Germany never quit fighting, and the score was 82-74 when Painter called a timeout at 2:53. Germany’s Johanees Simon Lischka tallied seven of his game-high 28 points in the final 2:13 as the Europeans came within striking distance. The USA’s final four points came from made free throws by Mbakwe and Gibbs before Johnson was whistled for a technical foul that helped Germany make it a one possession game, 86-83, at 17 seconds with the ball back. The U.S. defense made Germany’s final shot attempt a difficult one, and its 3-point try missed the mark as the final buzzer sounded on the USA’s 86-83 win.
“It was very physical,” Gibbs said. “Germany’s a good team and you have to give them credit, they really came out strong. It was a tough battle for us, but we pulled through.”

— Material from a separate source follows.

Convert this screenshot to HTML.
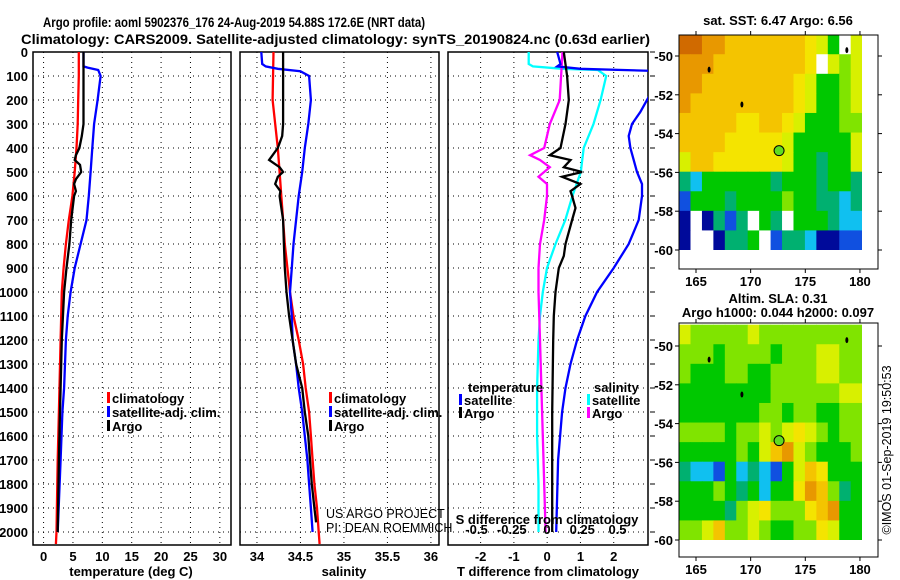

Cuonzo Martin of the University of Tennessee and Brad Stevens of Butler University served as assistant coaches for the team.
Four players averaged double-figure scoring in the tournament, led by 13.5 points per game from Jenkins, 12.6 from JaMychal Green, 11.6 from Gibbs and 11.4 points per game from Mbakwe.
With 75 rebounds overall, (9.4 rpg.), Mbakwe now lists third in the USA Men’s all time WUGs record book and fifth in blocked shots with 13 rejections (1.6 bpg.). As a team, the U.S. team sank an event record 61 3-pointers, bettering the previous mark of 59 set in 1995.
“It’s been a great experience,” Mbakwe said. “I’m very lucky to have this opportunity for myself. Coach told always says, it’s going to springboard us into our college season. We’re going to be able to take something we learned from here and be able to use it when we get back home for our college teams. It’s just been a wonderful experience and I’m really grateful to be able to have this opportunity.”
The World University Games is a multi-sport competition open to men and women who are between the ages of 17 and 24, who currently or have been within the past year, a student at a college or university.
The USA is now 138-9 overall in the 20 WUGs in which a USA Basketball squad has competed.